## START Data section
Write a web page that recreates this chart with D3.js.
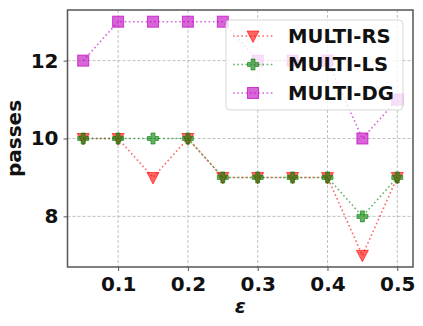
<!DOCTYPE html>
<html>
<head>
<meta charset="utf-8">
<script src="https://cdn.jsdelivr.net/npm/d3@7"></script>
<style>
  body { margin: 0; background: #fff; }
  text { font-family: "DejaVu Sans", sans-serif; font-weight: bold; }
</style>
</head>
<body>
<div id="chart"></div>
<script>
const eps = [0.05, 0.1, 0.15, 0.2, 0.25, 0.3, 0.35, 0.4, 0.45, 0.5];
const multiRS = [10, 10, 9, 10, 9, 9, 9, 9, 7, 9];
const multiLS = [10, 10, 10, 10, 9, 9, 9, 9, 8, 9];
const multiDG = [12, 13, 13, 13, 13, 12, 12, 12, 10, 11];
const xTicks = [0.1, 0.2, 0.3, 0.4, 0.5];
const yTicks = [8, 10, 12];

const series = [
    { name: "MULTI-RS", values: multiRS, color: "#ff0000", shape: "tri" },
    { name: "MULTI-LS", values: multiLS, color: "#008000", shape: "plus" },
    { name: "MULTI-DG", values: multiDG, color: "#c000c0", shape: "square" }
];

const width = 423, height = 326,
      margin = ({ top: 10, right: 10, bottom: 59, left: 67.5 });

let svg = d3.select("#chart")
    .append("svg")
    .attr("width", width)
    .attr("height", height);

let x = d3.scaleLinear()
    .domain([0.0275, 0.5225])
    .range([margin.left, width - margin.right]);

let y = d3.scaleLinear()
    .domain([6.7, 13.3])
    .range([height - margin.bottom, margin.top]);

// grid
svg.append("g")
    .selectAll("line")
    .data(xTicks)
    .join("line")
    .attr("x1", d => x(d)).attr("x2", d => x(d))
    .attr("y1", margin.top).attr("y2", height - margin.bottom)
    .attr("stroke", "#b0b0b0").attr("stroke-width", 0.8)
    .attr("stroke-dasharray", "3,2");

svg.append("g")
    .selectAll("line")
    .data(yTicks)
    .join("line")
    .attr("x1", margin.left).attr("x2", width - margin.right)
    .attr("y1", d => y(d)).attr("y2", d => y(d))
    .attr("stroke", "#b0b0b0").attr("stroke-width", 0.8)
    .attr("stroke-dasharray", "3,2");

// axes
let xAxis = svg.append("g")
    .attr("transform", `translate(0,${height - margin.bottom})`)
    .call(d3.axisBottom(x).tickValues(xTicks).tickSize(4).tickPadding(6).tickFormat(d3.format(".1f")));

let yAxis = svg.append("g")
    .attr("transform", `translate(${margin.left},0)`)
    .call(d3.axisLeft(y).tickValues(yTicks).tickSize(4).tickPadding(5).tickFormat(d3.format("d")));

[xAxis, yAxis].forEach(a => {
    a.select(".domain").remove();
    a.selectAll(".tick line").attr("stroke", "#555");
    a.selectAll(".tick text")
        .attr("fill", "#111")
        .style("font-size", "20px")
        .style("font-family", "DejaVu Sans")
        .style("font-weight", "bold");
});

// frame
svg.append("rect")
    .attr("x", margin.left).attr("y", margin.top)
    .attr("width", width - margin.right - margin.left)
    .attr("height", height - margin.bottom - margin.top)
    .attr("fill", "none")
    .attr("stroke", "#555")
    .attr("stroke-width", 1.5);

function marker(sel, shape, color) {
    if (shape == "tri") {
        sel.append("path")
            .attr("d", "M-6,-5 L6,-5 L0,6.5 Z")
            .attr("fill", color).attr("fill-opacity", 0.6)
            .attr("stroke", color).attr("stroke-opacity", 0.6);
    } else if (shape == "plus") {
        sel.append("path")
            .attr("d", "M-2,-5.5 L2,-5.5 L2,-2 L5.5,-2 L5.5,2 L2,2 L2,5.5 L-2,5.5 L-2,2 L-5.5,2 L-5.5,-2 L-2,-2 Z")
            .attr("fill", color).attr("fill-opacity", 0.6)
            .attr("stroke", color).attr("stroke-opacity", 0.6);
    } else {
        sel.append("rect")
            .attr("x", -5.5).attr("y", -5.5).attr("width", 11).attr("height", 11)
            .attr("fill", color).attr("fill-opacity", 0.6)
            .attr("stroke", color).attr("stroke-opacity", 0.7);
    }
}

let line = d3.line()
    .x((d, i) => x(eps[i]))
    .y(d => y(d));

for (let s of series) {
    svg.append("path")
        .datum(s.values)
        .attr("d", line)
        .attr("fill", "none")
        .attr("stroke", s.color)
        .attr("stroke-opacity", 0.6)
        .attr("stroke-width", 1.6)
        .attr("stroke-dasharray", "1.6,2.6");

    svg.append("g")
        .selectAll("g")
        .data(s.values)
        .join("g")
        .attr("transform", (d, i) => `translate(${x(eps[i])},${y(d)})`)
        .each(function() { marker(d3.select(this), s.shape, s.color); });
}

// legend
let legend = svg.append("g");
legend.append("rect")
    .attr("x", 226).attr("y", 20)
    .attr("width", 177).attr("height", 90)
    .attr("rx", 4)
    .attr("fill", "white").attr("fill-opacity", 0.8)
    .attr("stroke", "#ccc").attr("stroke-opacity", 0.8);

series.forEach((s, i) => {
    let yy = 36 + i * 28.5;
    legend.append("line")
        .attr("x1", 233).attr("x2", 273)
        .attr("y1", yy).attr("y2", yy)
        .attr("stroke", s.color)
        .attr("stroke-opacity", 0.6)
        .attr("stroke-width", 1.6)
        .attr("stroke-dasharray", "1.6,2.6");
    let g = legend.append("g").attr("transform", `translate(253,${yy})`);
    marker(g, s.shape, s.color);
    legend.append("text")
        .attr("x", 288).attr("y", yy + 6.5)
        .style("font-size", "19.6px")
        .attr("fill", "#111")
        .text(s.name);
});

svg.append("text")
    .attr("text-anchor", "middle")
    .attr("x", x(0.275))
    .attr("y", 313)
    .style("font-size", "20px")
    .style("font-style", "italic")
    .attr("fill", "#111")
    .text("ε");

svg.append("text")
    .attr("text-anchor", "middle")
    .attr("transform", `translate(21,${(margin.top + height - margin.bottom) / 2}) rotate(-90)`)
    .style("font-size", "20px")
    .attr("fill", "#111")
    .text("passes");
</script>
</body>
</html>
## END Data section
## Instruction
Repeat only the lines from the beginning of the material through the line containing "const yTicks = [8, 10, 12];", both ends kept, leaving pictures out.

## Final answer
Write a web page that recreates this chart with D3.js.
<!DOCTYPE html>
<html>
<head>
<meta charset="utf-8">
<script src="https://cdn.jsdelivr.net/npm/d3@7"></script>
<style>
  body { margin: 0; background: #fff; }
  text { font-family: "DejaVu Sans", sans-serif; font-weight: bold; }
</style>
</head>
<body>
<div id="chart"></div>
<script>
const eps = [0.05, 0.1, 0.15, 0.2, 0.25, 0.3, 0.35, 0.4, 0.45, 0.5];
const multiRS = [10, 10, 9, 10, 9, 9, 9, 9, 7, 9];
const multiLS = [10, 10, 10, 10, 9, 9, 9, 9, 8, 9];
const multiDG = [12, 13, 13, 13, 13, 12, 12, 12, 10, 11];
const xTicks = [0.1, 0.2, 0.3, 0.4, 0.5];
const yTicks = [8, 10, 12];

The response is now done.